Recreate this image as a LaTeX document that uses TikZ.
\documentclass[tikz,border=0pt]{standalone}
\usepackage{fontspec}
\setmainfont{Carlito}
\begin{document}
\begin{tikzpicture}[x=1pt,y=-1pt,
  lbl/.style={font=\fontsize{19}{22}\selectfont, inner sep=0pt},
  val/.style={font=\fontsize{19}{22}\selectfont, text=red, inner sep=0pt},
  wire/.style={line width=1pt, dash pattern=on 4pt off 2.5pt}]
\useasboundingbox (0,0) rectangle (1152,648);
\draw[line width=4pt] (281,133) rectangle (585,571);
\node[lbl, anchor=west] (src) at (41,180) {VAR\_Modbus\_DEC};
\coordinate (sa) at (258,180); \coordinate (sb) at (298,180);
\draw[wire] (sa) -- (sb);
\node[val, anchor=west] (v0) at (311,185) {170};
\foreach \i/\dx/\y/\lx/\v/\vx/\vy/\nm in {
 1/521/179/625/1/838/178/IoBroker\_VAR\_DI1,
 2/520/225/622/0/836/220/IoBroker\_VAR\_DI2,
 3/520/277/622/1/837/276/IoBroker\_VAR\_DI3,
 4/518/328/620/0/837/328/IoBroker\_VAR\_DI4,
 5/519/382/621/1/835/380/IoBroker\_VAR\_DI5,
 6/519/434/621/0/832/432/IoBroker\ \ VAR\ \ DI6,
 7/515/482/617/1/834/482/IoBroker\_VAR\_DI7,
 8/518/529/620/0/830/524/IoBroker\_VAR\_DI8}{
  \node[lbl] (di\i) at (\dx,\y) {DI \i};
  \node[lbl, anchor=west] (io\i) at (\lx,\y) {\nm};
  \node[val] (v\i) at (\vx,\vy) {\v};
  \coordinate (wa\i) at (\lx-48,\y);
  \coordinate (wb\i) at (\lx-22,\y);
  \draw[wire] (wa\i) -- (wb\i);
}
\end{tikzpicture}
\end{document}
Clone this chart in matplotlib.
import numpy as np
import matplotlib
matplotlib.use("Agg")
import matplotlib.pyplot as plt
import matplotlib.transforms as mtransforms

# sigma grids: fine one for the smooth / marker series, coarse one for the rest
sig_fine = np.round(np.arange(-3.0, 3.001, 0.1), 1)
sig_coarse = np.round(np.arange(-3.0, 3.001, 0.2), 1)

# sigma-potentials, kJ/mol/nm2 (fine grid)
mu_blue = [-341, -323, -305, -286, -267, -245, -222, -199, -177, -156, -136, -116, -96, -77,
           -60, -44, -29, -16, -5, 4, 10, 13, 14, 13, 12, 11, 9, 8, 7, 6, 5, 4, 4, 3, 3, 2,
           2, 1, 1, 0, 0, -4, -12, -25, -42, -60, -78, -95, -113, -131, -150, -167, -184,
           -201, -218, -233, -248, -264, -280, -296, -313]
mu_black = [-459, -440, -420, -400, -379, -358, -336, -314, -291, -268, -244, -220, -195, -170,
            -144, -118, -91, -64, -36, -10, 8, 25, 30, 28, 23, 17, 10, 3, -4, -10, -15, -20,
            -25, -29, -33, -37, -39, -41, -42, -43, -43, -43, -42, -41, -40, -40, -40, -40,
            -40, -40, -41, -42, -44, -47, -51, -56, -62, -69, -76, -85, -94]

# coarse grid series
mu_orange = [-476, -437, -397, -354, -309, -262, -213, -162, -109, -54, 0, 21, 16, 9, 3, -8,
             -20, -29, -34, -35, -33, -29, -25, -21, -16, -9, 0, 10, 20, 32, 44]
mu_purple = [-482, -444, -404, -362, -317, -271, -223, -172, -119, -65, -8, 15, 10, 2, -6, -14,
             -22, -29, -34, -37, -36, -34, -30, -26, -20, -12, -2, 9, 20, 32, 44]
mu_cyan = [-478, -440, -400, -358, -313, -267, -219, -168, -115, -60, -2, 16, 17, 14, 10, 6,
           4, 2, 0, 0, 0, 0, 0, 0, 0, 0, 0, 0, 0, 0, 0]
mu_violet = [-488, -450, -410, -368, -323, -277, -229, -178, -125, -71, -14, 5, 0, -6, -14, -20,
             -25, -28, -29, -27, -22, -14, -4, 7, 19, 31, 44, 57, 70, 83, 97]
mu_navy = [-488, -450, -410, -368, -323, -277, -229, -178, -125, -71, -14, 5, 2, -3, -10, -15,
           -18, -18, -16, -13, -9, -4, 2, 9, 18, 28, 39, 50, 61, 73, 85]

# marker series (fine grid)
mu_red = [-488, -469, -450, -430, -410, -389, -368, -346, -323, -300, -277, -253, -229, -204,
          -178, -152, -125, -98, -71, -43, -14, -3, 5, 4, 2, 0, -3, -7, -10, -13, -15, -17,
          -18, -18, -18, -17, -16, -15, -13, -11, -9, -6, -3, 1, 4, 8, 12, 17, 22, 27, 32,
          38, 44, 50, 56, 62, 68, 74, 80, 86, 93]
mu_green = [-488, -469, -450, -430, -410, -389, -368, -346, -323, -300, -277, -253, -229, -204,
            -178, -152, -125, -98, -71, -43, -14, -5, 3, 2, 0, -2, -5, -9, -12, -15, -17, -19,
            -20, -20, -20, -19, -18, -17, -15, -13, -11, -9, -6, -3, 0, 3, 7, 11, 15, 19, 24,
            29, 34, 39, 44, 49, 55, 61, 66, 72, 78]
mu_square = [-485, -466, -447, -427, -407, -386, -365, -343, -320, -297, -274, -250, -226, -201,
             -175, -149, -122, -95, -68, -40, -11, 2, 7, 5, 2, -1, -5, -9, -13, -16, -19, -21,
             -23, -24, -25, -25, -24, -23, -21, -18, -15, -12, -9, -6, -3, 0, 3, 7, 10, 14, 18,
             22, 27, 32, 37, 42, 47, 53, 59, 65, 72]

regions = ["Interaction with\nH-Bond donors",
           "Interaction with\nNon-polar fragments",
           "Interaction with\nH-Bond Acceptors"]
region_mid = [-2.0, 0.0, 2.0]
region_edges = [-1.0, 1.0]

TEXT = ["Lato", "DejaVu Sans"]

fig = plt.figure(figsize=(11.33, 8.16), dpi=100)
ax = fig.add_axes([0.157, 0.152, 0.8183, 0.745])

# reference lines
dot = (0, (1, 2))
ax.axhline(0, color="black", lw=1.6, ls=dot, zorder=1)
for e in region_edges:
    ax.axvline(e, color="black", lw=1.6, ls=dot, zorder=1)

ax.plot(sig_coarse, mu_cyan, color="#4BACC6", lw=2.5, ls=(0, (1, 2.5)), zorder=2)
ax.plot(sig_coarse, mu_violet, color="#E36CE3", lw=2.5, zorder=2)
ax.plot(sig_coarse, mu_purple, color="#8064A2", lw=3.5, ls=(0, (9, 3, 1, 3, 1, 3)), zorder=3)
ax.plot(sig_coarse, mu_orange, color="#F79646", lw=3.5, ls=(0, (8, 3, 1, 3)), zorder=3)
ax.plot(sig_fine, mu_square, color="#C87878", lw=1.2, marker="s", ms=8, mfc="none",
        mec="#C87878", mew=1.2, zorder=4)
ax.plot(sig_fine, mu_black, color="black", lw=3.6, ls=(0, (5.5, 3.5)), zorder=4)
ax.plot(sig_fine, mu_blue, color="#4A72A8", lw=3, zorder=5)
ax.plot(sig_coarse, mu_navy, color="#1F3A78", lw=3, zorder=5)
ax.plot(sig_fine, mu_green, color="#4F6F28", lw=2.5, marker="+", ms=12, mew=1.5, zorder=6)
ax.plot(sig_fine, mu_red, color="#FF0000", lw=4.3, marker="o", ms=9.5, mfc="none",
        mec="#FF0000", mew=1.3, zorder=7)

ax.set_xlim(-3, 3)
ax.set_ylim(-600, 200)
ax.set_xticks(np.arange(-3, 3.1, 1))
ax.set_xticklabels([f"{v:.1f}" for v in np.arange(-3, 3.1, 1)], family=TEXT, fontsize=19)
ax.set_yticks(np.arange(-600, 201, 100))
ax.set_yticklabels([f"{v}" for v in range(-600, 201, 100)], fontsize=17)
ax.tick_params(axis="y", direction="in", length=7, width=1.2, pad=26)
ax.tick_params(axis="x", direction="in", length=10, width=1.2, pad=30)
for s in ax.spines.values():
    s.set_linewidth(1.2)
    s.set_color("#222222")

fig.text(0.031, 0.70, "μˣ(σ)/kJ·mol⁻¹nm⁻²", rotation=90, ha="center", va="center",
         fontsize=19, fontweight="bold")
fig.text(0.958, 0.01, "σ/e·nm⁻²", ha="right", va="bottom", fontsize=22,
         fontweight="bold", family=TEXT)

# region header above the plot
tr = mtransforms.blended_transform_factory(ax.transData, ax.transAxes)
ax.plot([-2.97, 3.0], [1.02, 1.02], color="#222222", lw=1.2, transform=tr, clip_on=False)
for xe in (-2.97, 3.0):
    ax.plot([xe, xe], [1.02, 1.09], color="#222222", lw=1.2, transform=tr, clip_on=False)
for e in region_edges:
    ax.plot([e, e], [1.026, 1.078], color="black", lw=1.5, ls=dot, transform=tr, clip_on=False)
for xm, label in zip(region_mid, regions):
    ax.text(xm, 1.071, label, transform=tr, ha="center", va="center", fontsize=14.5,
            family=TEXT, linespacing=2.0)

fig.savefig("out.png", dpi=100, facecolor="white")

# # # # #

:: Task details ::
Look back at the entries above and repeat, unchanged, every line from the line holding "Clone this chart in matplotlib." through the line holding "import matplotlib.transforms as mtransforms".

:: Complete output ::
Clone this chart in matplotlib.
import numpy as np
import matplotlib
matplotlib.use("Agg")
import matplotlib.pyplot as plt
import matplotlib.transforms as mtransforms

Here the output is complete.